• [BRIEF] Print nothing but the lines from the start of the listing below through the line that contains "const GRID_PX = [475, 390, 305, 220, 135];". Do not include the pictures.
------------------------------------
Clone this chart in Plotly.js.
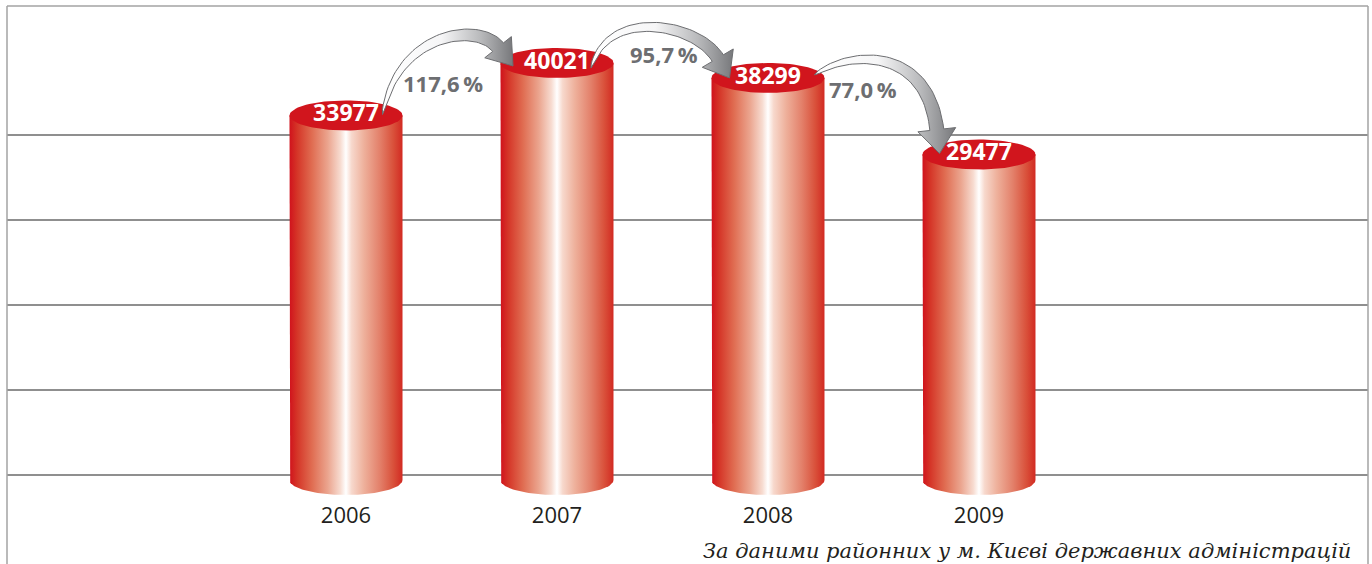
<!DOCTYPE html>
<html><head><meta charset="utf-8">
<script src="https://cdn.plot.ly/plotly-3.0.1.min.js"></script>
<style>html,body{margin:0;padding:0;background:#fff}#chart{width:1372px;height:564px}</style>
</head><body><div id="chart"></div>
<script>
// ---- data ----
const years = ['2006', '2007', '2008', '2009'];
const values = [33977, 40021, 38299, 29477];
const growthLabels = ['117,6\u2009%', '95,7\u2009%', '77,0\u2009%'];
const sourceNote = 'За даними районних у м. Києві державних адміністрацій';

// ---- geometry / style ----
const W = 1372, H = 564;
const M = {l: 7, r: 4, t: 6, b: 64};
const plotW = W - M.l - M.r;
const plotH = H - M.t - M.b;
const X_RANGE = [-1.6066, 4.8436];
const Y_RANGE = [-10300, 46580];
const BASE = -8000;
const CYL_W = 0.5355;
const ELL_PX = 15;
const RED = '#d1151d';
const GRAY = '#6d6e71';
const GRID_PX = [475, 390, 305, 220, 135];

function px2x(p){ return X_RANGE[0] + (p - M.l) / plotW * (X_RANGE[1] - X_RANGE[0]); }
function px2y(p){ return Y_RANGE[1] - (p - M.t) / plotH * (Y_RANGE[1] - Y_RANGE[0]); }
function x2px(x){ return M.l + (x - X_RANGE[0]) / (X_RANGE[1] - X_RANGE[0]) * plotW; }
function y2px(y){ return M.t + (Y_RANGE[1] - y) / (Y_RANGE[1] - Y_RANGE[0]) * plotH; }
const ry = ELL_PX / plotH * (Y_RANGE[1] - Y_RANGE[0]);
const xIdx = years.map((_, i) => i);

const bodyScale = [[0,'#d0121c'],[0.07,'#d53628'],[0.2,'#e06d52'],[0.34,'#eba58f'],[0.45,'#f7dbd0'],[0.5,'#ffffff'],[0.55,'#f7d8cc'],[0.66,'#eeb09b'],[0.8,'#e3806a'],[0.92,'#d9503a'],[1,'#d22a22']];

const traces = [];
// cylinders
xIdx.forEach((i) => {
  const v = values[i], hw = CYL_W / 2;
  const bx = [i - hw, i - hw], by = [v, BASE];
  const N = 60;
  for (let k = 0; k <= N; k++) {
    const a = Math.PI + k / N * Math.PI;
    bx.push(i + hw * Math.cos(a)); by.push(BASE + ry * Math.sin(a));
  }
  bx.push(i + hw); by.push(v);
  traces.push({type: 'scatter', mode: 'lines', x: bx, y: by, fill: 'toself',
    line: {width: 0, color: 'rgba(0,0,0,0)'}, hoverinfo: 'skip', showlegend: false,
    fillgradient: {type: 'horizontal', start: i - hw, stop: i + hw, colorscale: bodyScale}});
  const ex = [], ey = [];
  for (let k = 0; k <= 80; k++) {
    const a = k / 80 * 2 * Math.PI;
    ex.push(i + hw * Math.cos(a)); ey.push(v + ry * Math.sin(a));
  }
  traces.push({type: 'scatter', mode: 'lines', x: ex, y: ey, fill: 'toself', fillcolor: RED,
    line: {width: 0, color: RED}, hoverinfo: 'skip', showlegend: false});
});

// arrows (pixel offsets relative to the cylinder tops)
const arrowStyle = [
  {tail: [36.5, -1], tip: [-44, 3], c1: [15, -83], c2: [-35, -44], body: 7, head: 17, len: 24},
  {tail: [34, 5], tip: [-38.5, 0], c1: [17, -62], c2: [-32, -54], body: 6.5, head: 18, len: 23},
  {tail: [46.5, -3], tip: [-39.5, -1], c1: [35, -25], c2: [-12, -107], body: 7, head: 19, len: 24}
];
const labelOffset = [[61, -31], [73, -14], [48, 14]];
const annotations = [];

function bez(p0, p1, p2, p3, t){
  const u = 1 - t;
  return [u*u*u*p0[0] + 3*u*u*t*p1[0] + 3*u*t*t*p2[0] + t*t*t*p3[0],
          u*u*u*p0[1] + 3*u*u*t*p1[1] + 3*u*t*t*p2[1] + t*t*t*p3[1]];
}
function bezD(p0, p1, p2, p3, t){
  const u = 1 - t;
  return [3*u*u*(p1[0]-p0[0]) + 6*u*t*(p2[0]-p1[0]) + 3*t*t*(p3[0]-p2[0]),
          3*u*u*(p1[1]-p0[1]) + 6*u*t*(p2[1]-p1[1]) + 3*t*t*(p3[1]-p2[1])];
}

growthLabels.forEach((lab, i) => {
  const s = arrowStyle[i];
  const a0 = [x2px(i), y2px(values[i])];
  const a1 = [x2px(i + 1), y2px(values[i + 1])];
  const tail = [a0[0] + s.tail[0], a0[1] + s.tail[1]];
  const tip = [a1[0] + s.tip[0], a1[1] + s.tip[1]];
  const c1 = [tail[0] + s.c1[0], tail[1] + s.c1[1]];
  const c2 = [tip[0] + s.c2[0], tip[1] + s.c2[1]];
  let d = [tip[0] - c2[0], tip[1] - c2[1]];
  let dl = Math.hypot(d[0], d[1]); d = [d[0]/dl, d[1]/dl];
  const neck = [tip[0] - d[0]*s.len, tip[1] - d[1]*s.len];
  const Ns = 50, left = [], right = [];
  let nEnd = [0, 0];
  for (let k = 0; k <= Ns; k++) {
    const t = k / Ns;
    const p = bez(tail, c1, c2, neck, t);
    const g = bezD(tail, c1, c2, neck, t);
    const gl = Math.hypot(g[0], g[1]) || 1;
    const n = [-g[1]/gl, g[0]/gl];
    const hw = s.body * Math.sqrt(t);
    left.push([p[0] + n[0]*hw, p[1] + n[1]*hw]);
    right.push([p[0] - n[0]*hw, p[1] - n[1]*hw]);
    if (k === Ns) nEnd = n;
  }
  const poly = left.slice();
  poly.push([neck[0] + nEnd[0]*s.head, neck[1] + nEnd[1]*s.head]);
  poly.push(tip);
  poly.push([neck[0] - nEnd[0]*s.head, neck[1] - nEnd[1]*s.head]);
  for (let k = right.length - 1; k >= 0; k--) poly.push(right[k]);
  poly.push(poly[0]);
  const xs = poly.map(p => px2x(p[0])), ys = poly.map(p => px2y(p[1]));
  const xmin = Math.min(...xs), xmax = Math.max(...xs);
  traces.push({type: 'scatter', mode: 'lines', x: xs, y: ys, fill: 'toself',
    line: {width: 1, color: GRAY}, hoverinfo: 'skip', showlegend: false,
    fillgradient: {type: 'horizontal', start: xmin, stop: xmax,
      colorscale: [[0,'#ffffff'],[0.45,'#f6f6f7'],[0.75,'#b9babc'],[1,'#77787b']]}});
  annotations.push({x: px2x(tail[0] + labelOffset[i][0]), y: px2y(tail[1] + labelOffset[i][1]),
    xref: 'x', yref: 'y', text: lab, showarrow: false, xanchor: 'center', yanchor: 'middle',
    font: {family: 'Open Sans', size: 22, color: GRAY, weight: 'bold'}});
});

// value labels on the tops
traces.push({type: 'scatter', mode: 'text', x: xIdx, y: values, text: values.map(String),
  textposition: 'middle center', cliponaxis: false, hoverinfo: 'skip', showlegend: false,
  textfont: {family: 'Open Sans', size: 23, color: '#ffffff', weight: 'bold'}});

annotations.push({xref: 'paper', yref: 'paper', x: (1353 - M.l) / plotW, y: (M.t + plotH - 551) / plotH,
  xanchor: 'right', yanchor: 'middle', showarrow: false, text: sourceNote,
  font: {family: 'DejaVu Serif', size: 21, color: '#231f20', style: 'italic'}});

const frameColor = '#a3a3a3';
const shapes = [
  {type: 'line', xref: 'paper', yref: 'paper', x0: 0, x1: 0, y0: -0.2, y1: 1, line: {color: frameColor, width: 1.5}},
  {type: 'line', xref: 'paper', yref: 'paper', x0: 1, x1: 1, y0: -0.2, y1: 1, line: {color: frameColor, width: 1.5}},
  {type: 'line', xref: 'paper', yref: 'paper', x0: 0, x1: 1, y0: 1, y1: 1, line: {color: frameColor, width: 1.5}}
];

const layout = {
  width: W, height: H, margin: M, paper_bgcolor: '#ffffff', plot_bgcolor: '#ffffff',
  font: {family: 'Open Sans', color: '#231f20'}, showlegend: false, hovermode: false,
  xaxis: {range: X_RANGE, tickvals: xIdx, ticktext: years, showgrid: false, zeroline: false,
    showline: false, ticks: '', tickfont: {size: 22, color: '#231f20'}, ticklabelstandoff: 0, fixedrange: true},
  yaxis: {range: Y_RANGE, tickvals: GRID_PX.map(px2y), showgrid: true, gridcolor: '#8f8f8f', gridwidth: 1.3,
    zeroline: false, showticklabels: false, ticks: '', fixedrange: true},
  shapes: shapes, annotations: annotations
};
Plotly.newPlot('chart', traces, layout, {displayModeBar: false, staticPlot: true});
</script></body></html>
------------------------------------
• [EXPECTED OUTPUT]
Clone this chart in Plotly.js.
<!DOCTYPE html>
<html><head><meta charset="utf-8">
<script src="https://cdn.plot.ly/plotly-3.0.1.min.js"></script>
<style>html,body{margin:0;padding:0;background:#fff}#chart{width:1372px;height:564px}</style>
</head><body><div id="chart"></div>
<script>
// ---- data ----
const years = ['2006', '2007', '2008', '2009'];
const values = [33977, 40021, 38299, 29477];
const growthLabels = ['117,6\u2009%', '95,7\u2009%', '77,0\u2009%'];
const sourceNote = 'За даними районних у м. Києві державних адміністрацій';

// ---- geometry / style ----
const W = 1372, H = 564;
const M = {l: 7, r: 4, t: 6, b: 64};
const plotW = W - M.l - M.r;
const plotH = H - M.t - M.b;
const X_RANGE = [-1.6066, 4.8436];
const Y_RANGE = [-10300, 46580];
const BASE = -8000;
const CYL_W = 0.5355;
const ELL_PX = 15;
const RED = '#d1151d';
const GRAY = '#6d6e71';
const GRID_PX = [475, 390, 305, 220, 135];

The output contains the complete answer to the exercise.